One pandemic later, after a lesson in the opportunities for viral transmission provided by high population density and the unpleasantness of urban life in a lockdown situation, cities may be losing even more of their gloss.
“Cooped up and concerned about the post-Covid future, renters and owners are making moves to leave the city, not for short-term stays in weekend houses, as was common when the pandemic first arrived, but more permanently in the suburbs,” reports The New York Times.
The places that will draw workers and businesses will be those that attract them with desirable lifestyle, affordability, and a legal climate that doesn’t treat flexibility as an enemy. That’s bad news for California, where the law commonly called A.B. 5 attempts to force workers into employer/employee relationships while discouraging freelancing.
“The law was hurting workers and businesses before the outbreak of COVID-19, but now its negative impacts are being amplified by the pandemic,” warns Vittorio Nastasi of the Reason Foundation, which publishes this website. “It is limiting job opportunities for workers who have been laid off as a result of the pandemic and government-mandated stay-at-home orders.”
If greater flexibility is a feature of post-pandemic work, inflexible jurisdictions will have a hard time competing.
That’s not to say that a telework-friendly future comes without its problems. In an already divided country, it may lead to more friction.
Debates over stay-at-home orders frequently degenerate into tussles between those relatively unaffected by pandemic-related lockdowns because they can work at home, and those for whom continued employment and the viability of their businesses require their physical presence. That split will linger if telework becomes a better-accepted option but remains possible for less than half the population.

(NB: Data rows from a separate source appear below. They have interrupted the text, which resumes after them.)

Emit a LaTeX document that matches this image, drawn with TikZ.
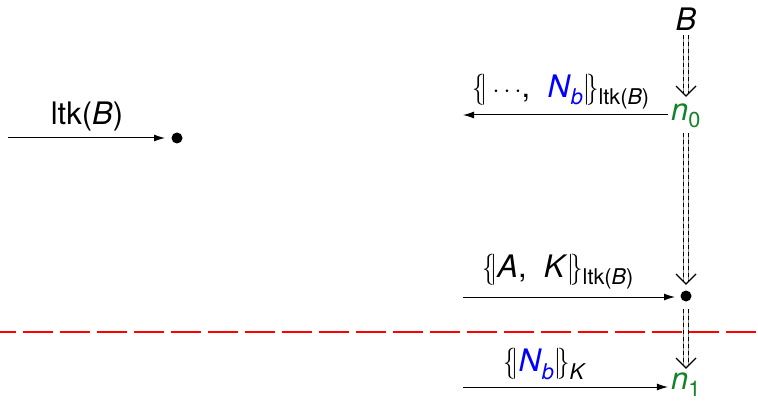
\documentclass[tikz,border=0pt]{standalone}
\usepackage{fontspec}
\setmainfont{TeX Gyre Heros}
\usetikzlibrary{arrows.meta}
\definecolor{dgreen}{RGB}{20,130,40}
\newcommand{\mbl}{\scalebox{1}[1.25]{$\{\!|$}}
\newcommand{\mbr}{\scalebox{1}[1.25]{$|\!\}$}}
\newcommand{\mset}[1]{\mbl#1\mbr}
\newcommand{\sbs}[1]{\textsubscript{#1}}
\tikzset{
  x=1pt, y=1pt,
  lbl/.style={inner sep=2pt, font=\fontsize{31}{35}\selectfont},
  dot/.style={circle, fill=black, minimum size=11pt, inner sep=0pt},
  msg/.style={line width=1pt, -{Latex[length=11pt,width=7pt]}},
  dblbase/.style={double=white, double distance=4pt, line width=1.2pt, draw=black!45},
  dbldash/.style={double=white, double distance=4pt, line width=1.2pt, draw=black, dash pattern=on 4pt off 3pt},
  chev/.style={line width=1.2pt, line join=miter},
  sep/.style={red, line width=2pt, dash pattern=on 30pt off 7pt, dash phase=14pt}
}
\begin{document}
\begin{tikzpicture}
\useasboundingbox (0,0) rectangle (758,-401);
% separator
\coordinate (s0) at (0,-331.5);
\coordinate (s1) at (758,-331.5);
\draw[sep] (s0) -- (s1);
% right column nodes
\node[lbl] (B) at (686,-19) {\textit{B}};
\node[lbl, text=dgreen, inner sep=3pt] (n0) at (686,-116) {\textit{n}\sbs{0}};
\node[dot] (d1) at (686,-296) {};
\node[lbl, text=dgreen, inner sep=3pt] (n1) at (686,-385) {\textit{n}\sbs{1}};
% double arrows (tips at named coordinates)
\coordinate (b0) at (686,-35);
\coordinate (t0) at (686,-96);
\coordinate (b1) at (686,-133);
\coordinate (t1) at (686,-284);
\coordinate (b2) at (686,-309);
\coordinate (t2) at (686,-368);
\foreach \s/\t in {b0/t0, b1/t1, b2/t2}{
  \draw[dblbase] (\s) -- ([yshift=3pt]\t);
  \draw[dbldash] (\s) -- ([yshift=3pt]\t);
  \draw[chev] ([shift={(-10,10)}]\t) -- (\t) -- ([shift={(10,10)}]\t);
}
% messages
\coordinate (a0) at (463,-115);
\draw[msg] (n0.west |- a0) -- (a0);
\node[lbl] (l0) at (561,-92) {\mset{\,$\cdots$,\ \ \textcolor{blue}{\textit{N}\sbs{\textit{b}}}}\sbs{ltk(\textit{B})}};
\coordinate (a1) at (463,-297);
\draw[msg, shorten >=11pt] (a1) -- (d1.center |- a1);
\node[lbl] (l1) at (558,-272) {\mset{\textit{A},\ \ \textit{K}}\sbs{ltk(\textit{B})}};
\coordinate (a2) at (463,-387);
\draw[msg] (a2) -- (n1.west |- a2);
\node[lbl] (l2) at (545,-364) {\mset{\textcolor{blue}{\textit{N}\sbs{\textit{b}}}}\sbs{\textit{K}}};
% left
\node[dot] (d0) at (177,-138) {};
\coordinate (a3) at (8,-138);
\draw[msg, shorten >=12pt] (a3) -- (d0.center);
\node[lbl] (l3) at (87,-116) {ltk(\textit{B})};
\end{tikzpicture}
\end{document}
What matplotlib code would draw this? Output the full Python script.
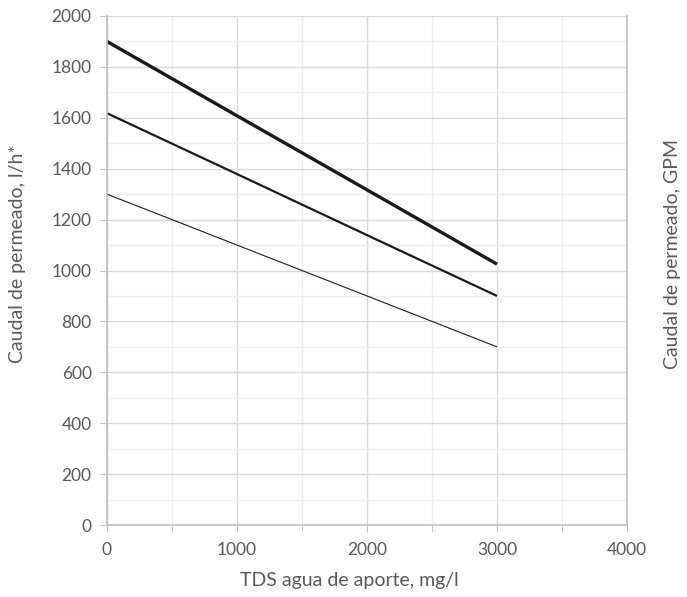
import matplotlib
matplotlib.use('Agg')
import matplotlib.pyplot as plt
from matplotlib.ticker import MultipleLocator

# TDS values and permeate flow for the three curves
tds = [0, 1000, 2000, 3000]
flow_high = [1900, 1608, 1317, 1025]
flow_mid = [1618, 1379, 1139, 900]
flow_low = [1300, 1100, 900, 700]

plt.rcParams['font.family'] = ['Lato', 'DejaVu Sans']
text_color = '#595959'

fig = plt.figure(figsize=(6.87, 5.97), dpi=100)
ax = fig.add_axes([0.1557, 0.1206, 0.757, 0.8526])

ax.plot(tds, flow_high, color='#1a1a1a', linewidth=2.4, solid_capstyle='butt')
ax.plot(tds, flow_mid, color='#1a1a1a', linewidth=1.6, solid_capstyle='butt')
ax.plot(tds, flow_low, color='#1a1a1a', linewidth=0.8, solid_capstyle='butt')

ax.set_xlim(0, 4000)
ax.set_ylim(0, 2000)
ax.xaxis.set_major_locator(MultipleLocator(1000))
ax.xaxis.set_minor_locator(MultipleLocator(500))
ax.yaxis.set_major_locator(MultipleLocator(200))
ax.yaxis.set_minor_locator(MultipleLocator(100))

ax.grid(which='major', color='#d9d9d9', linewidth=1.0)
ax.grid(which='minor', color='#efefef', linewidth=1.0)
ax.set_axisbelow(True)

for side in ['left', 'bottom', 'right']:
    ax.spines[side].set_color('#bfbfbf')
    ax.spines[side].set_linewidth(1.2)
ax.spines['top'].set_visible(False)

ax.tick_params(axis='x', which='major', length=5, color='#bfbfbf', labelsize=12.5, labelcolor=text_color, pad=7)
ax.tick_params(axis='x', which='minor', length=5, color='#bfbfbf')
ax.tick_params(axis='y', which='major', length=5, color='#bfbfbf', labelsize=12.5, labelcolor=text_color, pad=6)
ax.tick_params(axis='y', which='minor', length=0)

# axis titles placed in figure coordinates, as in the reference
fig.text(0.508, 0.028, 'TDS agua de aporte, mg/l', fontsize=14, color=text_color,
         ha='center', va='center')
fig.text(0.0262, 0.576, 'Caudal de permeado, l/h*', fontsize=14, color=text_color,
         ha='center', va='center', rotation=90)
fig.text(0.9796, 0.5745, 'Caudal de permeado, GPM', fontsize=14, color=text_color,
         ha='center', va='center', rotation=90)

fig.savefig('out.png', dpi=100)
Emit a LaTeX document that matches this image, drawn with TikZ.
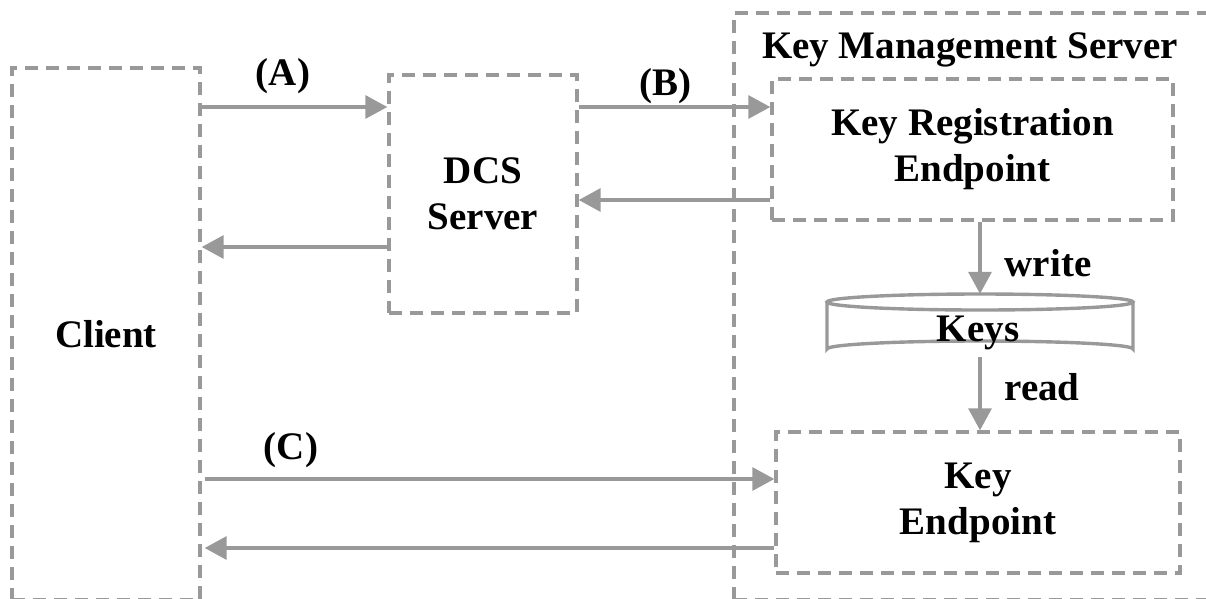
\documentclass[tikz,border=0pt]{standalone}
\usepackage{fontspec}
\setmainfont{Liberation Serif}
\usetikzlibrary{arrows.meta}
\definecolor{lg}{HTML}{999999}
\tikzset{
  dbox/.style={draw=lg, line width=3.4pt, dash pattern=on 13pt off 8pt, rectangle, inner sep=0pt, align=center, font=\fontsize{39}{46}\selectfont\bfseries},
  lbl/.style={inner sep=0pt, font=\fontsize{39}{46}\selectfont\bfseries},
  arr/.style={draw=lg, line width=3.4pt, -{Triangle[length=22pt,width=23pt]}, fill=lg},
}
\begin{document}
\begin{tikzpicture}[x=1pt,y=-1pt]
\useasboundingbox (0,0) rectangle (1206,598);
% boxes
\node[dbox, minimum width=188pt, minimum height=532pt] (client) at (106,334) {Client};
\node[dbox, minimum width=480pt, minimum height=587pt] (kms) at (974,306.5) {};
\node[lbl] (kmslabel) at (970,50) {Key Management Server};
\node[dbox, minimum width=188pt, minimum height=238pt] (dcs) at (483,194) {DCS\\Server};
\node[dbox, minimum width=401pt, minimum height=141pt] (kre) at (972.5,149.5) {Key Registration\\Endpoint};
\node[dbox, minimum width=404pt, minimum height=141pt] (ke) at (978,502.5) {Key\\Endpoint};
% cylinder
\node[inner sep=0pt, minimum width=306pt, minimum height=63pt] (keys) at (980,325.5) {};
\draw[lg, line width=3.4pt, fill=white] (827,302) -- (827,349) arc[start angle=180, end angle=360, x radius=153, y radius=8] -- (1133,302);
\draw[lg, line width=3.4pt, fill=white] (980,302) ellipse[x radius=153, y radius=8];
\node[lbl] (keyslabel) at (978,333) {Keys};
% arrows
\draw[arr] (client.east |- 0,107) -- (dcs.west |- 0,107);
\draw[arr] (dcs.west |- 0,247) -- (client.east |- 0,247);
\draw[arr] (dcs.east |- 0,107) -- (kre.west |- 0,107);
\draw[arr] (kre.west |- 0,200) -- (dcs.east |- 0,200);
\draw[arr] (kre.south -| 980,0) -- (keys.north -| 980,0);
\draw[arr] (keys.south -| 980,0) -- (ke.north -| 980,0);
\draw[arr] ([xshift=3pt]client.east |- 0,479) -- (ke.west |- 0,479);
\draw[arr] (ke.west |- 0,548) -- ([xshift=3pt]client.east |- 0,548);
% labels
\node[lbl] (la) at (283,76) {(A)};
\node[lbl] (lb) at (665,86) {(B)};
\node[lbl] (lc) at (291,450) {(C)};
\node[lbl] (lw) at (1048,263) {write};
\node[lbl] (lr) at (1042,387) {read};
\end{tikzpicture}
\end{document}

On a similar note, in recent decades, Americans have had “unprecedented choice about where and how they wanted to live” and have moved accordingly, noted Bill Bishop in his 2008 book, The Big Sort. As it turns out, our preferred lifestyle correlates closely with our politics; “liberals would rather live in cities, while conservatives prefer rural areas and small towns,” as Pew Research puts it. That’s meant people concentrating themselves in like-minded communities, reinforcing each other’s beliefs, and having less personal contact with those who disagree.
An enhanced ability to live where we want, rather than where our employer is based, may lead to more sorting along political lines and less room for agreement. That’s not a big problem if decisions are left to individuals and communities, but it’s a recipe for growing conflict if we continue to concentrate power upwards.
Overall, however, the pandemic will offset a little of the damage done by the virus itself, and by bumbled human responses to the health threat it poses, if it leaves in its wake a more flexible business culture. That will mean more freedom for many of us to work how we wish, and to live in places that make us happy and treat us well.